## TASK STATEMENT:
Restate each line of the listing exactly, without carrying over any pictures.

____ RECORDED DATA

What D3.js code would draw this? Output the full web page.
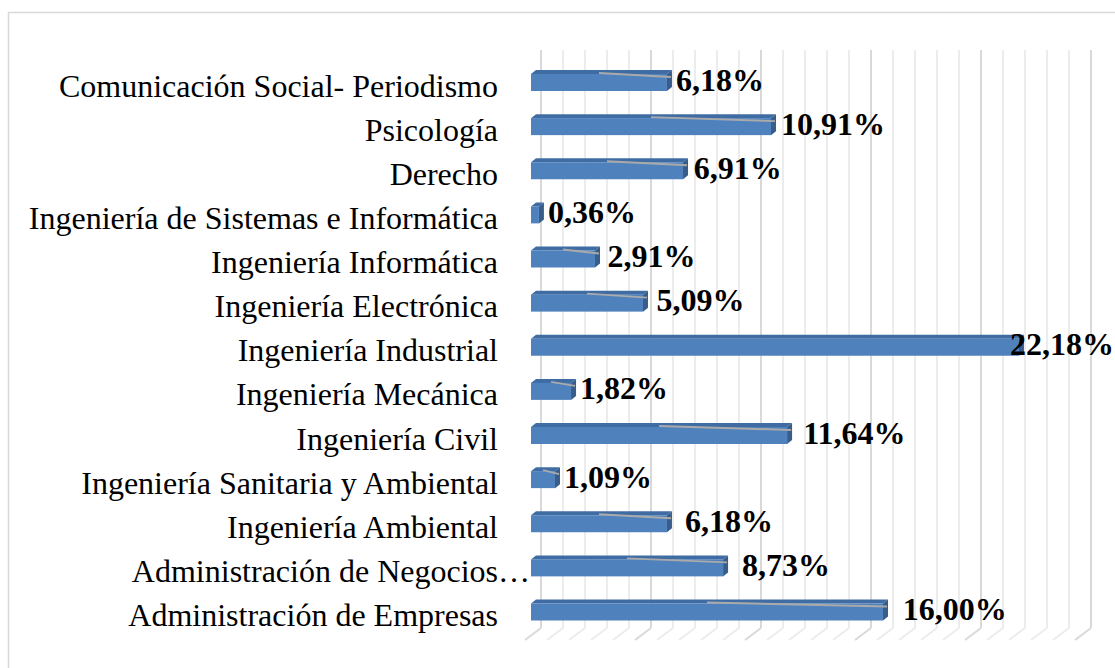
<!DOCTYPE html>
<html>
<head>
<meta charset="utf-8">
<script src="https://cdn.jsdelivr.net/npm/d3@7"></script>
<style>
  body { margin: 0; background: #fff; }
  svg { display: block; }
</style>
</head>
<body>
<svg id="chart" width="1115" height="668"></svg>
<script>
// categories top to bottom, as in the picture
var categories = [
    "Comunicación Social- Periodismo",
    "Psicología",
    "Derecho",
    "Ingeniería de Sistemas e Informática",
    "Ingeniería Informática",
    "Ingeniería Electrónica",
    "Ingeniería Industrial",
    "Ingeniería Mecánica",
    "Ingeniería Civil",
    "Ingeniería Sanitaria y Ambiental",
    "Ingeniería Ambiental",
    "Administración de Negocios…",
    "Administración de Empresas"
];
var values = [6.18, 10.91, 6.91, 0.36, 2.91, 5.09, 22.18, 1.82, 11.64, 1.09, 6.18, 8.73, 16.00];
var valueLabels = ["6,18%", "10,91%", "6,91%", "0,36%", "2,91%", "5,09%", "22,18%", "1,82%", "11,64%", "1,09%", "6,18%", "8,73%", "16,00%"];
var axisMax = 25;

var svg = d3.select("#chart");

var barX0 = 531;      // front face of the bars
var backX0 = 541;     // back wall
var floorX0 = 525;    // front edge of the floor
var gridTop = 50, floorBack = 628, floorFront = 640;
var barH = 17, depthX = 5, depthY = -4;
var labelMaxX = 1010;

var x = d3.scaleLinear().domain([0, axisMax]).range([0, 550]);
var y = d3.scalePoint().domain(categories).range([82.5, 612]);

var serif = "'Liberation Serif', 'Times New Roman', serif";

// outer border
svg.append("rect")
    .attr("x", 8.5).attr("y", 12.5)
    .attr("width", 1200).attr("height", 700)
    .attr("fill", "none")
    .attr("stroke", "#d9d9d9")
    .attr("stroke-width", 1.5);

// gridlines: back wall + floor
var ticks = x.ticks(axisMax);
var grid = svg.append("g").attr("class", "grid");
function gridColor(t) { return t % 5 === 0 ? "#d9d9d9" : "#ececec"; }

grid.selectAll("line.back")
    .data(ticks)
    .enter().append("line")
    .attr("class", "back")
    .attr("x1", function(d) { return backX0 + x(d); })
    .attr("x2", function(d) { return backX0 + x(d); })
    .attr("y1", gridTop)
    .attr("y2", floorBack)
    .attr("stroke", gridColor)
    .attr("stroke-width", 2);

grid.selectAll("line.floor")
    .data(ticks)
    .enter().append("line")
    .attr("class", "floor")
    .attr("x1", function(d) { return floorX0 + x(d); })
    .attr("y1", floorFront)
    .attr("x2", function(d) { return backX0 + x(d); })
    .attr("y2", floorBack)
    .attr("stroke", gridColor)
    .attr("stroke-width", 2);

// bars
var data = categories.map(function(c, i) {
    return { cat: c, v: values[i], label: valueLabels[i], i: i };
});

var bars = svg.selectAll("g.bar")
    .data(data)
    .enter().append("g")
    .attr("class", "bar");

bars.append("path")   // top face
    .attr("d", function(d) {
        var top = y(d.cat) - barH / 2, w = x(d.v);
        return "M" + barX0 + "," + top +
               "L" + (barX0 + w) + "," + top +
               "L" + (barX0 + w + depthX) + "," + (top + depthY) +
               "L" + (barX0 + depthX) + "," + (top + depthY) + "Z";
    })
    .attr("fill", "#3f6ca3");

bars.append("path")   // side face
    .attr("d", function(d) {
        var top = y(d.cat) - barH / 2, w = x(d.v);
        return "M" + (barX0 + w) + "," + top +
               "L" + (barX0 + w + depthX) + "," + (top + depthY) +
               "L" + (barX0 + w + depthX) + "," + (top + depthY + barH) +
               "L" + (barX0 + w) + "," + (top + barH) + "Z";
    })
    .attr("fill", "#385d8a");

bars.append("rect")   // front face
    .attr("x", barX0)
    .attr("y", function(d) { return y(d.cat) - barH / 2; })
    .attr("width", function(d) { return x(d.v); })
    .attr("height", barH)
    .attr("fill", "#4f81bd");

// labels sit a bit further out on the lower rows (perspective)
function labelX(d) {
    var gap = x(d.v) < 50 ? 9 : 9 + 0.9 * d.i;
    return Math.min(barX0 + x(d.v) + gap, labelMaxX);
}

// leader lines from the middle of the bar to the label
bars.filter(function(d) { return x(d.v) > 20 && labelX(d) < labelMaxX; })
    .append("path")
    .attr("d", function(d) {
        var top = y(d.cat) - barH / 2, w = x(d.v);
        return "M" + (barX0 + w / 2) + "," + (top - 1) +
               "L" + (barX0 + w + 4) + "," + (top + 3);
    })
    .attr("fill", "none")
    .attr("stroke", "#aaaaaa")
    .attr("stroke-width", 2);

// value labels
bars.append("text")
    .attr("x", labelX)
    .attr("y", function(d) { return y(d.cat) + 8; })
    .attr("font-family", serif)
    .attr("font-weight", "bold")
    .attr("font-size", "32px")
    .attr("fill", "#000")
    .text(function(d) { return d.label; });

// category labels
var catLabels = svg.append("g").attr("class", "cats");
catLabels.selectAll("text")
    .data(categories)
    .enter().append("text")
    .attr("x", 498)
    .attr("y", function(d) { return y(d) + 14; })
    .attr("text-anchor", "end")
    .attr("font-family", serif)
    .attr("font-size", "32px")
    .attr("fill", "#000")
    .text(function(d) { return d.replace("…", ""); });

// the truncated name keeps its ellipsis hanging past the edge
catLabels.selectAll("text.ell")
    .data(categories.filter(function(d) { return d.indexOf("…") >= 0; }))
    .enter().append("text")
    .attr("class", "ell")
    .attr("x", 498)
    .attr("y", function(d) { return y(d) + 14; })
    .attr("font-family", serif)
    .attr("font-size", "32px")
    .attr("fill", "#000")
    .text("…");
</script>
</body>
</html>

________

## EXERCISE ANSWER:
What D3.js code would draw this? Output the full web page.
<!DOCTYPE html>
<html>
<head>
<meta charset="utf-8">
<script src="https://cdn.jsdelivr.net/npm/d3@7"></script>
<style>
  body { margin: 0; background: #fff; }
  svg { display: block; }
</style>
</head>
<body>
<svg id="chart" width="1115" height="668"></svg>
<script>
// categories top to bottom, as in the picture
var categories = [
    "Comunicación Social- Periodismo",
    "Psicología",
    "Derecho",
    "Ingeniería de Sistemas e Informática",
    "Ingeniería Informática",
    "Ingeniería Electrónica",
    "Ingeniería Industrial",
    "Ingeniería Mecánica",
    "Ingeniería Civil",
    "Ingeniería Sanitaria y Ambiental",
    "Ingeniería Ambiental",
    "Administración de Negocios…",
    "Administración de Empresas"
];
var values = [6.18, 10.91, 6.91, 0.36, 2.91, 5.09, 22.18, 1.82, 11.64, 1.09, 6.18, 8.73, 16.00];
var valueLabels = ["6,18%", "10,91%", "6,91%", "0,36%", "2,91%", "5,09%", "22,18%", "1,82%", "11,64%", "1,09%", "6,18%", "8,73%", "16,00%"];
var axisMax = 25;

var svg = d3.select("#chart");

var barX0 = 531;      // front face of the bars
var backX0 = 541;     // back wall
var floorX0 = 525;    // front edge of the floor
var gridTop = 50, floorBack = 628, floorFront = 640;
var barH = 17, depthX = 5, depthY = -4;
var labelMaxX = 1010;

var x = d3.scaleLinear().domain([0, axisMax]).range([0, 550]);
var y = d3.scalePoint().domain(categories).range([82.5, 612]);

var serif = "'Liberation Serif', 'Times New Roman', serif";

// outer border
svg.append("rect")
    .attr("x", 8.5).attr("y", 12.5)
    .attr("width", 1200).attr("height", 700)
    .attr("fill", "none")
    .attr("stroke", "#d9d9d9")
    .attr("stroke-width", 1.5);

// gridlines: back wall + floor
var ticks = x.ticks(axisMax);
var grid = svg.append("g").attr("class", "grid");
function gridColor(t) { return t % 5 === 0 ? "#d9d9d9" : "#ececec"; }

grid.selectAll("line.back")
    .data(ticks)
    .enter().append("line")
    .attr("class", "back")
    .attr("x1", function(d) { return backX0 + x(d); })
    .attr("x2", function(d) { return backX0 + x(d); })
    .attr("y1", gridTop)
    .attr("y2", floorBack)
    .attr("stroke", gridColor)
    .attr("stroke-width", 2);

grid.selectAll("line.floor")
    .data(ticks)
    .enter().append("line")
    .attr("class", "floor")
    .attr("x1", function(d) { return floorX0 + x(d); })
    .attr("y1", floorFront)
    .attr("x2", function(d) { return backX0 + x(d); })
    .attr("y2", floorBack)
    .attr("stroke", gridColor)
    .attr("stroke-width", 2);

// bars
var data = categories.map(function(c, i) {
    return { cat: c, v: values[i], label: valueLabels[i], i: i };
});

var bars = svg.selectAll("g.bar")
    .data(data)
    .enter().append("g")
    .attr("class", "bar");

bars.append("path")   // top face
    .attr("d", function(d) {
        var top = y(d.cat) - barH / 2, w = x(d.v);
        return "M" + barX0 + "," + top +
               "L" + (barX0 + w) + "," + top +
               "L" + (barX0 + w + depthX) + "," + (top + depthY) +
               "L" + (barX0 + depthX) + "," + (top + depthY) + "Z";
    })
    .attr("fill", "#3f6ca3");

bars.append("path")   // side face
    .attr("d", function(d) {
        var top = y(d.cat) - barH / 2, w = x(d.v);
        return "M" + (barX0 + w) + "," + top +
               "L" + (barX0 + w + depthX) + "," + (top + depthY) +
               "L" + (barX0 + w + depthX) + "," + (top + depthY + barH) +
               "L" + (barX0 + w) + "," + (top + barH) + "Z";
    })
    .attr("fill", "#385d8a");

bars.append("rect")   // front face
    .attr("x", barX0)
    .attr("y", function(d) { return y(d.cat) - barH / 2; })
    .attr("width", function(d) { return x(d.v); })
    .attr("height", barH)
    .attr("fill", "#4f81bd");

// labels sit a bit further out on the lower rows (perspective)
function labelX(d) {
    var gap = x(d.v) < 50 ? 9 : 9 + 0.9 * d.i;
    return Math.min(barX0 + x(d.v) + gap, labelMaxX);
}

// leader lines from the middle of the bar to the label
bars.filter(function(d) { return x(d.v) > 20 && labelX(d) < labelMaxX; })
    .append("path")
    .attr("d", function(d) {
        var top = y(d.cat) - barH / 2, w = x(d.v);
        return "M" + (barX0 + w / 2) + "," + (top - 1) +
               "L" + (barX0 + w + 4) + "," + (top + 3);
    })
    .attr("fill", "none")
    .attr("stroke", "#aaaaaa")
    .attr("stroke-width", 2);

// value labels
bars.append("text")
    .attr("x", labelX)
    .attr("y", function(d) { return y(d.cat) + 8; })
    .attr("font-family", serif)
    .attr("font-weight", "bold")
    .attr("font-size", "32px")
    .attr("fill", "#000")
    .text(function(d) { return d.label; });

// category labels
var catLabels = svg.append("g").attr("class", "cats");
catLabels.selectAll("text")
    .data(categories)
    .enter().append("text")
    .attr("x", 498)
    .attr("y", function(d) { return y(d) + 14; })
    .attr("text-anchor", "end")
    .attr("font-family", serif)
    .attr("font-size", "32px")
    .attr("fill", "#000")
    .text(function(d) { return d.replace("…", ""); });

// the truncated name keeps its ellipsis hanging past the edge
catLabels.selectAll("text.ell")
    .data(categories.filter(function(d) { return d.indexOf("…") >= 0; }))
    .enter().append("text")
    .attr("class", "ell")
    .attr("x", 498)
    .attr("y", function(d) { return y(d) + 14; })
    .attr("font-family", serif)
    .attr("font-size", "32px")
    .attr("fill", "#000")
    .text("…");
</script>
</body>
</html>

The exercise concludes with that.